The Test That Almost Ended It
Cooper arrived in Tampa with a roster full of young stars and built them into a genuine contender. By the 2014–15 season, the Lightning won 50 games, posted 108 points, and reached the Stanley Cup Final before falling to Chicago in six games. The 2018–19 season pushed the story even further, Tampa posted 62 wins and 128 points, tying the NHL’s all-time record for victories in a single season. They were the heavy favorite to win it all.
Then the Columbus Blue Jackets swept them in four straight games in the first round.
It was the kind of collapse that cracks locker rooms and ends coaching careers. Cooper stood in front of the cameras, took responsibility, and said the team had to learn from it rather than hide from it. The way he handled that moment, without deflecting, without excuses, turned out to say more about him than any of the wins had.
The following year, the NHL created its playoff bubble. Teams were isolated from their families, playing under relentless pressure in a compressed environment that broke plenty of coaches. Cooper adapted faster than most, kept his players focused when others were fraying, and in 2020 the Lightning defeated the Dallas Stars to win the Stanley Cup, making Cooper the first former public defender in NHL history to lift it as a head coach.
Then they did it again in 2021, beating Montreal to win back-to-back championships. A third straight Final appearance followed in 2022, a loss to Colorado that still cemented his place among the best coaches of his era.
What The Record Actually Says
By 2024, Cooper had become the NHL’s longest-tenured active head coach, still behind the Tampa bench more than a decade after his first game. He reached 500 NHL wins faster than any coach before him. The Lightning went from a franchise searching for an identity to a dynasty, built and sustained by a former public defender who once argued cases for people who had nowhere else to turn.

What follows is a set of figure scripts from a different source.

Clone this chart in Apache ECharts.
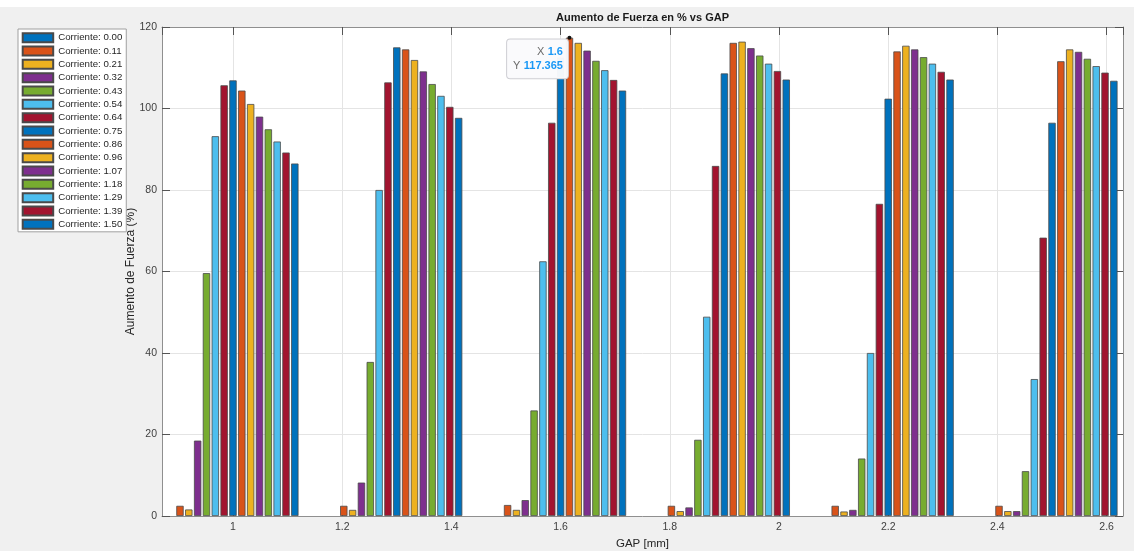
<!DOCTYPE html>
<html>
<head>
<meta charset="utf-8">
<script src="https://cdn.jsdelivr.net/npm/echarts@6/dist/echarts.min.js"></script>
<style>
html,body{margin:0;padding:0;background:#f0f0f0;}
#chart{width:1134px;height:551px;}
</style>
</head>
<body>
<div id="chart"></div>
<script>
// ---- data ----
const gaps = [1.0, 1.3, 1.6, 1.9, 2.2, 2.5];
const currents = ['0.00','0.11','0.21','0.32','0.43','0.54','0.64','0.75','0.86','0.96','1.07','1.18','1.29','1.39','1.50'];
const c000 = [0, 0, 0, 0, 0, 0];
const c011 = [2.5, 2.5, 2.7, 2.5, 2.5, 2.5];
const c021 = [1.6, 1.5, 1.5, 1.2, 1.1, 1.2];
const c032 = [18.5, 8.2, 3.9, 2.1, 1.5, 1.2];
const c043 = [59.6, 37.8, 25.9, 18.7, 14.1, 11.0];
const c054 = [93.2, 80.0, 62.5, 48.9, 40.0, 33.6];
const c064 = [105.7, 106.4, 96.5, 85.9, 76.6, 68.3];
const c075 = [106.9, 115.0, 112.5, 108.6, 102.4, 96.5];
const c086 = [104.4, 114.5, 117.365, 116.1, 114.0, 111.6];
const c096 = [101.1, 111.9, 116.1, 116.4, 115.4, 114.5];
const c107 = [98.0, 109.1, 114.2, 114.8, 114.5, 113.9];
const c118 = [94.9, 106.0, 111.7, 113.0, 112.6, 112.2];
const c129 = [91.9, 103.1, 109.4, 111.0, 111.0, 110.4];
const c139 = [89.2, 100.4, 107.0, 109.2, 109.0, 108.8];
const c150 = [86.5, 97.7, 104.4, 107.1, 107.1, 106.8];
const seriesValues = [c000, c011, c021, c032, c043, c054, c064, c075, c086, c096, c107, c118, c129, c139, c150];
const yTicks = [0, 20, 40, 60, 80, 100, 120];
// data tip: series index 8 (0.86) at gap index 2 (1.6)
const tipSeries = 8, tipGap = 2;

const palette = ['#0072BD','#D95319','#EDB120','#7E2F8E','#77AC30','#4DBEEE','#A2142F'];
const FONT = 'Liberation Sans, Arial, Helvetica, sans-serif';

const series = seriesValues.map(function (vals, si) {
  const s = {
    name: 'Corriente: ' + currents[si],
    type: 'bar',
    xAxisIndex: 0, yAxisIndex: 0,
    barGap: '20%',
    barCategoryGap: '20%',
    itemStyle: { color: palette[si % 7], borderColor: '#4a4a4a', borderWidth: 0.8 },
    emphasis: { disabled: true },
    data: vals.map(function (v, gi) {
      const d = { value: [gaps[gi], v] };
      if (v === 0) d.itemStyle = { borderWidth: 0 };
      return d;
    })
  };
  if (si === tipSeries) {
    const xv = gaps[tipGap], yv = vals[tipGap];
    s.markPoint = {
      symbol: 'circle', symbolSize: 4,
      itemStyle: { color: '#111', borderWidth: 0 },
      data: [{ coord: [xv, yv] }],
      label: {
        show: true,
        position: [0.5, 3.8],
        align: 'right', verticalAlign: 'top',
        backgroundColor: 'rgba(250,250,252,0.97)',
        borderColor: '#cfcfd4', borderWidth: 1, borderRadius: 3,
        padding: [6, 5, 6, 6],
        lineHeight: 13.4,
        fontFamily: FONT,
        formatter: '{k|X} {v|' + xv + '}\n{k|Y} {v|' + yv + '}',
        rich: {
          k: { color: '#6b6b6b', fontSize: 11, fontFamily: FONT, lineHeight: 13.4 },
          v: { color: '#1a98f5', fontSize: 11, fontWeight: 'bold', fontFamily: FONT, lineHeight: 13.4 }
        }
      }
    };
  }
  return s;
});

const xCommon = {
  type: 'value', min: 0.87, max: 2.63, splitNumber: 9, minInterval: 0.2, maxInterval: 0.2
};
const yCommon = {
  type: 'value', min: yTicks[0], max: yTicks[yTicks.length - 1], interval: yTicks[1] - yTicks[0]
};
const axisLineStyle = { show: true, onZero: false, lineStyle: { color: '#8f8f8f', width: 1 } };
const tickStyle = { show: true, inside: true, length: 8, lineStyle: { color: '#555', width: 1 } };

const chart = echarts.init(document.getElementById('chart'), null, { renderer: 'canvas' });
chart.setOption({
  animation: false,
  backgroundColor: '#f0f0f0',
  textStyle: { fontFamily: FONT },
  grid: { left: 162, top: 27, width: 961, height: 489, show: true, backgroundColor: '#ffffff', borderWidth: 0,
          containLabel: false, outerBoundsMode: 'none' },
  graphic: [
    { type: 'rect', left: 0, top: 0, shape: { width: 1134, height: 7 }, style: { fill: '#ffffff' }, silent: true },
    { type: 'text', x: 642.5, y: 18.3, silent: true,
      style: { text: 'Aumento de Fuerza en % vs GAP', align: 'center', verticalAlign: 'middle',
        font: 'bold 11px ' + FONT, fill: '#1a1a1a' } }
  ],
  legend: {
    orient: 'vertical', left: 18, top: 29,
    icon: 'rect', itemWidth: 30.5, itemHeight: 9, itemGap: 2.33,
    padding: [3.2, 4, 2, 3.7],
    backgroundColor: '#ffffff', borderColor: '#a0a0a0', borderWidth: 1,
    selectedMode: false,
    textStyle: { fontSize: 9.7, lineHeight: 10, color: '#262626', fontFamily: FONT },
    data: series.map(function (s) { return s.name; })
  },
  xAxis: [
    Object.assign({}, xCommon, {
      position: 'bottom',
      name: 'GAP [mm]', nameLocation: 'middle', nameGap: 22, nameMoveOverlap: false,
      nameTextStyle: { fontSize: 11.5, color: '#262626', fontFamily: FONT },
      axisLine: axisLineStyle, axisTick: tickStyle,
      axisLabel: { show: true, margin: 6, fontSize: 10.5, color: '#404040', fontFamily: FONT, showMinLabel: false, showMaxLabel: false },
      splitLine: { show: true, lineStyle: { color: '#e4e4e4', width: 1 } }
    }),
    Object.assign({}, xCommon, {
      position: 'top',
      axisLine: axisLineStyle, axisTick: tickStyle,
      axisLabel: { show: false }, splitLine: { show: false }
    })
  ],
  yAxis: [
    Object.assign({}, yCommon, {
      position: 'left',
      name: 'Aumento de Fuerza (%)', nameLocation: 'middle', nameGap: 25, nameMoveOverlap: false,
      nameTextStyle: { fontSize: 12, color: '#262626', fontFamily: FONT },
      axisLine: axisLineStyle, axisTick: tickStyle,
      axisLabel: { show: true, margin: 5, fontSize: 10.5, color: '#404040', fontFamily: FONT },
      splitLine: { show: true, lineStyle: { color: '#e4e4e4', width: 1 } }
    }),
    Object.assign({}, yCommon, {
      position: 'right',
      axisLine: axisLineStyle, axisTick: tickStyle,
      axisLabel: { show: false }, splitLine: { show: false }
    })
  ],
  series: series
});
</script>
</body>
</html>
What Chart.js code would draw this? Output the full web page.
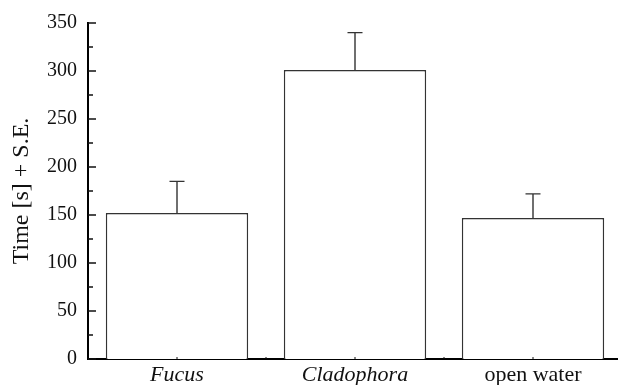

Players who worked under him tend to say the same thing, that what set him apart wasn’t the tactics or the systems, but the feeling that he had their backs when things went sideways. That rare, steady calm that made grown men believe they could drag themselves back from anything.
Two Stanley Cups. Four Final appearances. A 28-game AHL winning streak. A high school regional title that nobody saw coming. One judge with a question, and one lawyer who said yes.
No one handed him anything, and no one expected any of it.